We have the right to vote, but also the obligation to attempt to enact the change that we think is needed, whatever that change may be.

I know who I am going to vote for in the primaries and who I will vote for if my candidate does not get the nomination for my chosen political party. Do you?

Here are some ways to become informed:

Register to vote.

In Indiana, April 4 is the last day to register to vote for the primaries, so you still have time. To register to vote you can go to your local BMV, online at Indianavoters.com or through the free app “Indiana Voters.”

If you are not sure whether or not you are registered, you can search for your voter registration on Indianavoters.com.

Consider your political affiliation.

Research more than just Democrat and Republican politics. Remember, you can be an independent.

Think about what issues are most important and whom you side with on those issues. In Indiana, voters are not required to list their political affiliation when registering, but it is required to choose a party’s ballot at the primaries.

Research the candidates in your party and the opposing party.

Not only do you need to know which candidate to vote for, but you also need a general idea of who is in the election. Doing your research is part of being an informed voter.

Choose your candidate(s).

From your research, you should decide who best fits your political views.

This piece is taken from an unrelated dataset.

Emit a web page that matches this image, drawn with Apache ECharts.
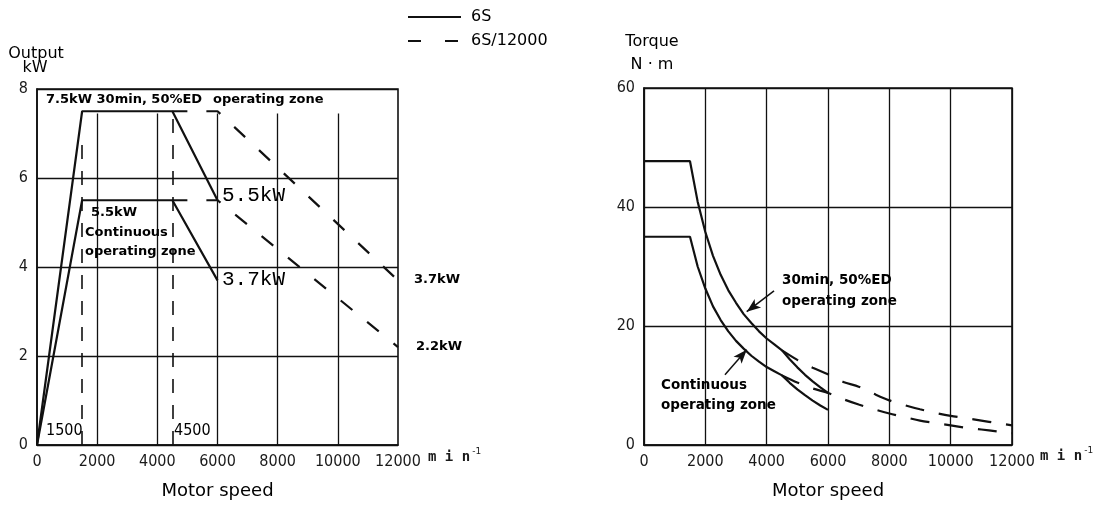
<!DOCTYPE html>
<html>
<head>
<meta charset="utf-8">
<title>6S output and torque vs motor speed</title>
<script src="https://cdn.jsdelivr.net/npm/echarts@6/dist/echarts.min.js"></script>
<style>
  html, body { margin: 0; padding: 0; background: #fff; }
  #chart { width: 1106px; height: 508px; }
</style>
</head>
<body>
<div id="chart"></div>
<script>
// ---- Data ----------------------------------------------------------------
// Output (kW) vs motor speed (min^-1), [speed, kW]
const out30min6S   = [[0, 0], [1500, 7.5], [4500, 7.5], [6000, 5.5]];
const outCont6S    = [[0, 0], [1500, 5.5], [4500, 5.5], [6000, 3.7]];
const out30min12k  = [[4500, 7.5], [6000, 7.5], [12000, 3.7]];
const outCont12k   = [[4500, 5.5], [6000, 5.5], [12000, 2.2]];

// Torque (N·m) vs motor speed, [speed, N·m]
const tq30min6S  = [[0, 47.7], [1500, 47.7], [1750, 40.9], [2000, 35.8], [2250, 31.8], [2500, 28.6],
                    [2750, 26.0], [3000, 23.9], [3250, 22.0], [3500, 20.5], [3750, 19.1], [4000, 17.9],
                    [4250, 16.9], [4500, 15.9], [4750, 14.4], [5000, 13.05], [5250, 11.8], [5500, 10.7],
                    [5750, 9.7], [6000, 8.75]];
const tqCont6S   = [[0, 35.0], [1500, 35.0], [1750, 30.0], [2000, 26.3], [2250, 23.3], [2500, 21.0],
                    [2750, 19.1], [3000, 17.5], [3250, 16.2], [3500, 15.0], [3750, 14.0], [4000, 13.1],
                    [4250, 12.4], [4500, 11.7], [4750, 10.45], [5000, 9.36], [5250, 8.37], [5500, 7.47],
                    [5750, 6.64], [6000, 5.9]];
const tq30min12k = [[4500, 15.9], [5000, 14.3], [5500, 13.0], [6000, 11.9], [6500, 10.6], [7000, 9.8],
                    [7500, 8.6], [8000, 7.5], [8500, 6.7], [9000, 6.0], [9500, 5.4], [10000, 4.9],
                    [10500, 4.5], [11000, 4.1], [11500, 3.7], [12000, 3.3]];
const tqCont12k  = [[4500, 11.7], [5000, 10.5], [5500, 9.5], [6000, 8.75], [6500, 7.7], [7000, 6.8],
                    [7500, 6.0], [8000, 5.3], [8500, 4.7], [9000, 4.1], [9500, 3.7], [10000, 3.3],
                    [10500, 2.9], [11000, 2.6], [11500, 2.3], [12000, 2.0]];

// Vertical grid lines of the output chart stop just under the 7.5 kW line
const outGridSpeeds = [2000, 4000, 6000, 8000, 10000];
const outGridTop = 7.45;
// Base-speed marker lines [speed, top kW]
const baseSpeedLines = [[1500, 7.0], [4500, 7.5]];

// Leader arrows from the zone captions to the torque curves [[from], [to]]
const tqLeaders = [
  [[4240, 25.9], [3350, 22.4]],
  [[2640, 11.8], [3350, 16.0]]
];

const seriesNames = ['6S', '6S/12000'];

// ---- Styles --------------------------------------------------------------
const INK = '#111';
const tickFont = { fontFamily: 'DejaVu Sans Condensed, DejaVu Sans', fontSize: 16, color: '#1a1a1a' };
const solid = { color: INK, width: 2.2, type: 'solid' };
const dashedOut = { color: INK, width: 2.2, type: [15, 19] };
const dashedTq = { color: INK, width: 2.2, type: [19, 15] };

function xAxisFor(gridIndex, showSplit) {
  return {
    type: 'value', gridIndex, min: 0, max: 12000, interval: 2000,
    axisLine: { show: true, lineStyle: { color: INK, width: 1.6 } },
    axisTick: { show: false },
    axisLabel: Object.assign({ margin: 9, formatter: v => String(v) }, tickFont),
    splitLine: { show: showSplit, lineStyle: { color: INK, width: 1.3 } },
    name: 'Motor speed', nameLocation: 'middle', nameGap: 37,
    nameTextStyle: { fontFamily: 'DejaVu Sans', fontSize: 18, color: '#000' }
  };
}
function yAxisFor(gridIndex, max, interval) {
  return {
    type: 'value', gridIndex, min: 0, max, interval,
    axisLine: { show: true, lineStyle: { color: INK, width: 1.6 } },
    axisTick: { show: false },
    axisLabel: Object.assign({ margin: 9, formatter: v => String(v) }, tickFont),
    splitLine: { show: true, lineStyle: { color: INK, width: 1.3 } }
  };
}
function seg(x0, y0, x1, y1) { return [{ coord: [x0, y0] }, { coord: [x1, y1] }]; }

const series = [
  {
    name: seriesNames[0], type: 'line', xAxisIndex: 0, yAxisIndex: 0,
    data: out30min6S, symbol: 'none', lineStyle: solid, itemStyle: { color: INK }, z: 4,
    markLine: {
      silent: true, symbol: ['none', 'none'], label: { show: false },
      lineStyle: { color: INK, width: 1.3, type: 'solid' },
      data: outGridSpeeds.map(s => seg(s, 0, s, outGridTop))
    }
  },
  { name: seriesNames[0], type: 'line', xAxisIndex: 0, yAxisIndex: 0,
    data: outCont6S, symbol: 'none', lineStyle: solid, itemStyle: { color: INK }, z: 4 },
  {
    name: seriesNames[1], type: 'line', xAxisIndex: 0, yAxisIndex: 0,
    data: out30min12k, symbol: 'none', lineStyle: dashedOut, itemStyle: { color: INK }, z: 4,
    markLine: {
      silent: true, symbol: ['none', 'none'], label: { show: false },
      lineStyle: { color: INK, width: 1.6, type: [14, 12] },
      data: baseSpeedLines.map(b => seg(b[0], 0, b[0], b[1]))
    }
  },
  { name: seriesNames[1], type: 'line', xAxisIndex: 0, yAxisIndex: 0,
    data: outCont12k, symbol: 'none', lineStyle: dashedOut, itemStyle: { color: INK }, z: 4 },

  {
    name: seriesNames[0], type: 'line', xAxisIndex: 1, yAxisIndex: 1,
    data: tq30min6S, symbol: 'none', lineStyle: solid, itemStyle: { color: INK }, z: 4,
    markLine: {
      silent: true, symbol: ['none', 'arrow'], symbolSize: [8, 14], label: { show: false },
      lineStyle: { color: INK, width: 1.5, type: 'solid' },
      data: tqLeaders.map(l => seg(l[0][0], l[0][1], l[1][0], l[1][1]))
    }
  },
  { name: seriesNames[0], type: 'line', xAxisIndex: 1, yAxisIndex: 1,
    data: tqCont6S, symbol: 'none', lineStyle: solid, itemStyle: { color: INK }, z: 4 },
  { name: seriesNames[1], type: 'line', xAxisIndex: 1, yAxisIndex: 1,
    data: tq30min12k, symbol: 'none', smooth: 0.3, lineStyle: dashedTq, itemStyle: { color: INK }, z: 4 },
  { name: seriesNames[1], type: 'line', xAxisIndex: 1, yAxisIndex: 1,
    data: tqCont12k, symbol: 'none', smooth: 0.3, lineStyle: dashedTq, itemStyle: { color: INK }, z: 4 }
];

// ---- Captions ------------------------------------------------------------
function txt(x, y, text, font, align) {
  return {
    type: 'text', x, y, silent: true, z: 20,
    style: { text, font, fill: '#000', align: align || 'left', verticalAlign: 'middle' }
  };
}
const BOLD = 'bold 13px "DejaVu Sans"';
const BOLD_R = 'bold 13.5px "DejaVu Sans"';
const TITLE = '16px "DejaVu Sans"';
const MONO = '21px "Liberation Mono"';
const TICK = '16px "DejaVu Sans Condensed", "DejaVu Sans"';
function unitText(x, y) {
  return {
    type: 'text', x, y, silent: true, z: 20,
    style: {
      text: '{u|m i n}{e|-1}', verticalAlign: 'middle', align: 'left',
      rich: {
        u: { font: 'bold 14px "DejaVu Sans Mono"', fill: '#1a1a1a' },
        e: { font: '9px "DejaVu Sans"', fill: '#1a1a1a', padding: [0, 0, 10, 2] }
      }
    }
  };
}

const graphic = [
  txt(36, 54, 'Output', TITLE, 'center'),
  txt(35, 68, 'kW', TITLE, 'center'),
  txt(652, 42, 'Torque', TITLE, 'center'),
  txt(652, 65, 'N · m', TITLE, 'center'),

  txt(46, 100, '7.5kW 30min, 50%ED', BOLD),
  txt(213, 100, 'operating zone', BOLD),
  txt(91, 213, '5.5kW', BOLD),
  txt(85, 233, 'Continuous', BOLD),
  txt(85, 252, 'operating zone', BOLD),
  txt(222, 195, '5.5kW', MONO),
  txt(222, 279, '3.7kW', MONO),
  txt(414, 280, '3.7kW', BOLD),
  txt(416, 347, '2.2kW', BOLD),
  txt(46, 431, '1500', TICK),
  txt(174, 431, '4500', TICK),
  unitText(428, 457),

  txt(782, 280, '30min, 50%ED', BOLD_R),
  txt(782, 301, 'operating zone', BOLD_R),
  txt(661, 385, 'Continuous', BOLD_R),
  txt(661, 405, 'operating zone', BOLD_R),
  unitText(1040, 456)
];

// ---- Chart ---------------------------------------------------------------
const chart = echarts.init(document.getElementById('chart'), null, { renderer: 'canvas' });
chart.setOption({
  backgroundColor: '#fff',
  animation: false,
  legend: {
    data: [
      { name: seriesNames[0] },
      { name: seriesNames[1], lineStyle: { type: [13, 24] } }
    ],
    orient: 'vertical', left: 402, top: 4,
    itemWidth: 53, itemHeight: 12, itemGap: 8,
    selectedMode: false,
    itemStyle: { color: 'rgba(0,0,0,0)', borderWidth: 0 },
    textStyle: { fontFamily: 'DejaVu Sans', fontSize: 16, color: '#000', lineHeight: 16, padding: [0, 0, 0, 5] }
  },
  grid: [
    { left: 37, top: 89, width: 361, height: 356, show: true, borderColor: INK, borderWidth: 1.6,
      backgroundColor: 'transparent', containLabel: false, outerBoundsMode: 'none' },
    { left: 644, top: 88, width: 368, height: 357, show: true, borderColor: INK, borderWidth: 1.6,
      backgroundColor: 'transparent', containLabel: false, outerBoundsMode: 'none' }
  ],
  xAxis: [xAxisFor(0, false), xAxisFor(1, true)],
  yAxis: [yAxisFor(0, 8, 2), yAxisFor(1, 60, 20)],
  tooltip: { show: false },
  series,
  graphic
});
</script>
</body>
</html>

It’s also a good idea to pick a back-up candidate in case your preferred candidate does not make it to the general election.

One way to better understand whom you most closely side with in this election is an easy online quiz, which can be found on Isidewith.com.

Once you’ve done all your research, the last and most important thing you need to do is vote. America needs more educated young voters, no matter where their political affiliations lie. Do your duty as a citizen and be an informed voter.